* **CHALLENGE**: Everything in the listing except the pictures should be written out exactly.

* **DATASET EXTRACT**:
________________
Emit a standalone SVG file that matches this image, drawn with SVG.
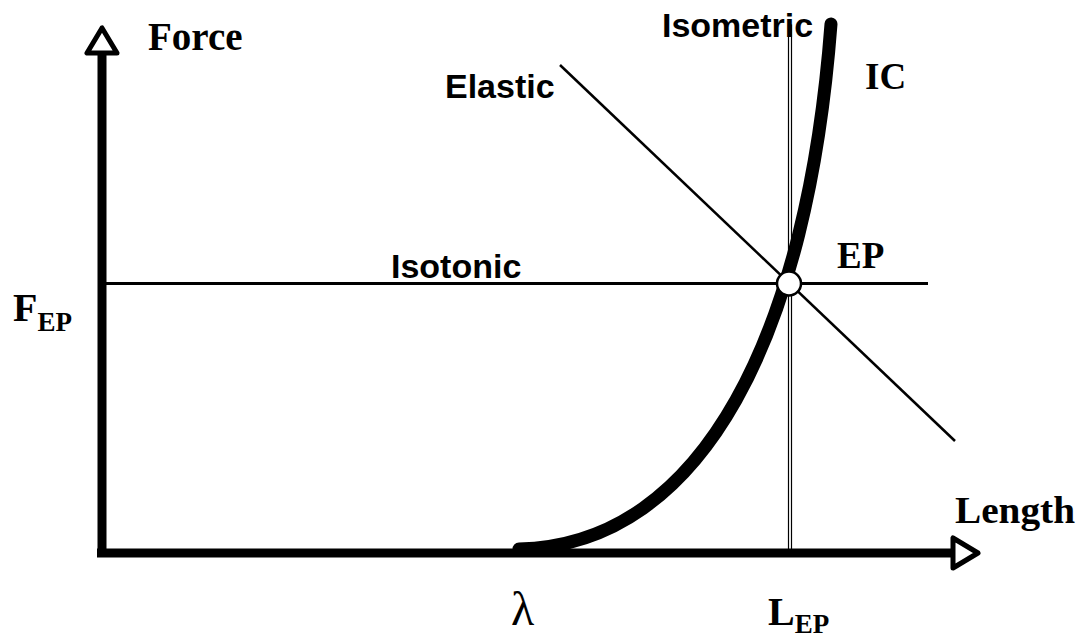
<svg xmlns="http://www.w3.org/2000/svg" width="1087" height="639" viewBox="0 0 1087 639">
<style>
.serif{font-family:"Liberation Serif","Times New Roman",serif;font-weight:bold;fill:#000}
.sans{font-family:"Liberation Sans",Arial,sans-serif;font-weight:bold;fill:#000}
.axis{stroke:#000;stroke-width:9;fill:none}
.head{stroke:#000;stroke-width:5;fill:#fff;stroke-linejoin:round}
</style>
<rect width="1087" height="639" fill="#fff"/>
<g id="connectors">
  <line id="isotonic-line" x1="102" y1="283.5" x2="928" y2="283.5" stroke="#000" stroke-width="3"/>
  <line id="elastic-line" x1="560" y1="65" x2="955" y2="441" stroke="#000" stroke-width="2.5"/>
  <rect id="isometric-line" x="788.5" y="25" width="3" height="528" fill="#fff" stroke="#000" stroke-width="1.2"/>
  <path id="ic-curve" d="M519 549 C705 545 808 330 831 24" fill="none" stroke="#000" stroke-width="13" stroke-linecap="round"/>
  <line id="y-axis" class="axis" x1="102" y1="553" x2="102" y2="54"/>
  <line id="x-axis" class="axis" x1="97" y1="553" x2="953" y2="553"/>
  <polygon class="head" points="102,28 87,53 117,53"/>
  <polygon class="head" points="978,553 953,538 953,568"/>
</g>
<g id="node-ep">
  <circle cx="789" cy="283.5" r="12" fill="#fff" stroke="#000" stroke-width="2.5"/>
  <text class="serif" x="837" y="268" font-size="37">EP</text>
</g>
<g id="label-force"><text class="serif" x="148" y="50" font-size="39">Force</text></g>
<g id="label-length"><text class="serif" x="955" y="523" font-size="37" textLength="120" lengthAdjust="spacingAndGlyphs">Length</text></g>
<g id="label-ic"><text class="serif" x="865" y="89" font-size="37">IC</text></g>
<g id="label-fep"><text class="serif" x="13" y="321" font-size="40">F<tspan font-size="27" y="331">EP</tspan></text></g>
<g id="label-lep"><text class="serif" x="768" y="625" font-size="40">L<tspan font-size="27" y="633">EP</tspan></text></g>
<g id="label-lambda"><text x="511" y="625" font-size="48" font-family="Liberation Serif,Times New Roman,serif" fill="#000">λ</text></g>
<g id="label-isometric"><text class="sans" x="662" y="37" font-size="34">Isometric</text></g>
<g id="label-elastic"><text class="sans" x="445" y="98" font-size="34">Elastic</text></g>
<g id="label-isotonic"><text class="sans" x="391" y="278" font-size="34">Isotonic</text></g>
</svg>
________________
* **CORRECT RESULT**:
Emit a standalone SVG file that matches this image, drawn with SVG.
<svg xmlns="http://www.w3.org/2000/svg" width="1087" height="639" viewBox="0 0 1087 639">
<style>
.serif{font-family:"Liberation Serif","Times New Roman",serif;font-weight:bold;fill:#000}
.sans{font-family:"Liberation Sans",Arial,sans-serif;font-weight:bold;fill:#000}
.axis{stroke:#000;stroke-width:9;fill:none}
.head{stroke:#000;stroke-width:5;fill:#fff;stroke-linejoin:round}
</style>
<rect width="1087" height="639" fill="#fff"/>
<g id="connectors">
  <line id="isotonic-line" x1="102" y1="283.5" x2="928" y2="283.5" stroke="#000" stroke-width="3"/>
  <line id="elastic-line" x1="560" y1="65" x2="955" y2="441" stroke="#000" stroke-width="2.5"/>
  <rect id="isometric-line" x="788.5" y="25" width="3" height="528" fill="#fff" stroke="#000" stroke-width="1.2"/>
  <path id="ic-curve" d="M519 549 C705 545 808 330 831 24" fill="none" stroke="#000" stroke-width="13" stroke-linecap="round"/>
  <line id="y-axis" class="axis" x1="102" y1="553" x2="102" y2="54"/>
  <line id="x-axis" class="axis" x1="97" y1="553" x2="953" y2="553"/>
  <polygon class="head" points="102,28 87,53 117,53"/>
  <polygon class="head" points="978,553 953,538 953,568"/>
</g>
<g id="node-ep">
  <circle cx="789" cy="283.5" r="12" fill="#fff" stroke="#000" stroke-width="2.5"/>
  <text class="serif" x="837" y="268" font-size="37">EP</text>
</g>
<g id="label-force"><text class="serif" x="148" y="50" font-size="39">Force</text></g>
<g id="label-length"><text class="serif" x="955" y="523" font-size="37" textLength="120" lengthAdjust="spacingAndGlyphs">Length</text></g>
<g id="label-ic"><text class="serif" x="865" y="89" font-size="37">IC</text></g>
<g id="label-fep"><text class="serif" x="13" y="321" font-size="40">F<tspan font-size="27" y="331">EP</tspan></text></g>
<g id="label-lep"><text class="serif" x="768" y="625" font-size="40">L<tspan font-size="27" y="633">EP</tspan></text></g>
<g id="label-lambda"><text x="511" y="625" font-size="48" font-family="Liberation Serif,Times New Roman,serif" fill="#000">λ</text></g>
<g id="label-isometric"><text class="sans" x="662" y="37" font-size="34">Isometric</text></g>
<g id="label-elastic"><text class="sans" x="445" y="98" font-size="34">Elastic</text></g>
<g id="label-isotonic"><text class="sans" x="391" y="278" font-size="34">Isotonic</text></g>
</svg>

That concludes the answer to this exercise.